Le Conseil d'Etat a interpellé le gouvernement sur les difficultés de mise en œuvre de la loi sur le droit au logement opposable :
1. Une loi mal connue. "Le droit au logement opposable a commencé à être appliqué en décembre 2008. Dans les premiers mois, peu de demandes ont été formulées (environ 60 000) alors les estimations étaient de 600 000 à 800 000. L'administration s'est montrée réticente à diffuser l'information car elle craignait d'être submergée par les demandes. Il faut 12 à 14 mois en moyenne entre le moment où la personne fait sa demande et le moment où elle est relogée.
2. Des conditions d'accès encore floues : La première difficulté est de recueillir des informations sur les demandeurs (ressources, nombre de membres dans la famille...). La loi DALO prévoit 6 catégories de personnes à reloger en priorité qu'il faut combiner avec des dispositions qui existent déjà. Par exemple : si une personne vit dans un logement insalubre, c'est au propriétaire de la reloger, mais doit-on faire prévaloir cette disposition ou admettre la personne comme demandeuse prioritaire au titre du DALO ? Un problème similaire se pose pour les expulsions : doit-on être admis quand on reçoit un avis du propriétaire ou seulement une fois l'expulsion prononcée par la justice ? Il y a clairement un manque d'uniformité et de clarté qui gêne les procédures."

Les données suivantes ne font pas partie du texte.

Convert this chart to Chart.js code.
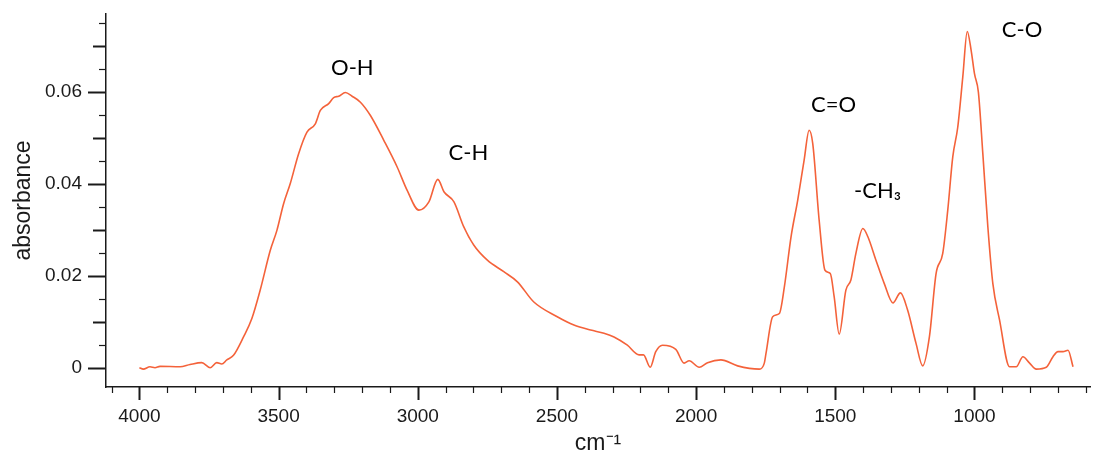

3. Des demandes très disparates sur l'ensemble de l'Hexagone: "On a une disparité très importante des demandes entre les zones géographiques. On constate une forte concentration des demandes dans les agglomérations, notamment en région parisienne, alors qu'il y a des logements disponibles ailleurs. A Paris, on estime que 10 000 logements accessibles aux bénéficiaires de la loi DALO se libèrent chaque année, alors qu'il peut y avoir environ 60 000 personnes. Au niveau national, le véritable nombre de logements mobilisables par les préfets serait de 55 000 logements, alors que 600 000 à 800 000 personnes pourraient, selon nos calculs, demander à bénéficier du DALO."
4. Une mauvaise répartition entre les partenaires. "Les communes, les partenaires sociaux, l'Etat, les offices HLM participent au financement des logements sociaux et ont des droits de réservation sur ces derniers. La loi DALO vient percuter ces dispositifs, et il est difficile de dire sur quels logements on va imputer les candidats au DALO. Par ailleurs, les communes ne participent pas à cette répartition. Il faut que tous les réservataires participent via des accords locaux. C'est un système à revoir d'urgence, sans quoi la loi DALO aura plus de difficulté à être mise en œuvre."
5. Un risque de nouveaux contentieux. "Ce qui inquiète aussi dans la mise en œuvre de la loi DALO, c'est le risque de multiplication des contentieux qu'elle comporte. Que se passe-t-il quand un citoyen déclaré prioritaire n'obtient pas de logement ? Selon la loi, l'Etat peut-être condamné à verser une astreinte qui sera destinée à un fonds de construction de logements sociaux. Mais la loi n'exclut pas non plus que la personne lésée engage une procédure pour obtenir réparation personnellement. L'application de la loi va générer un nouveau contentieux qui n'est pas celui prévu à l'origine mais dont on ne mesure pas encore l'effet."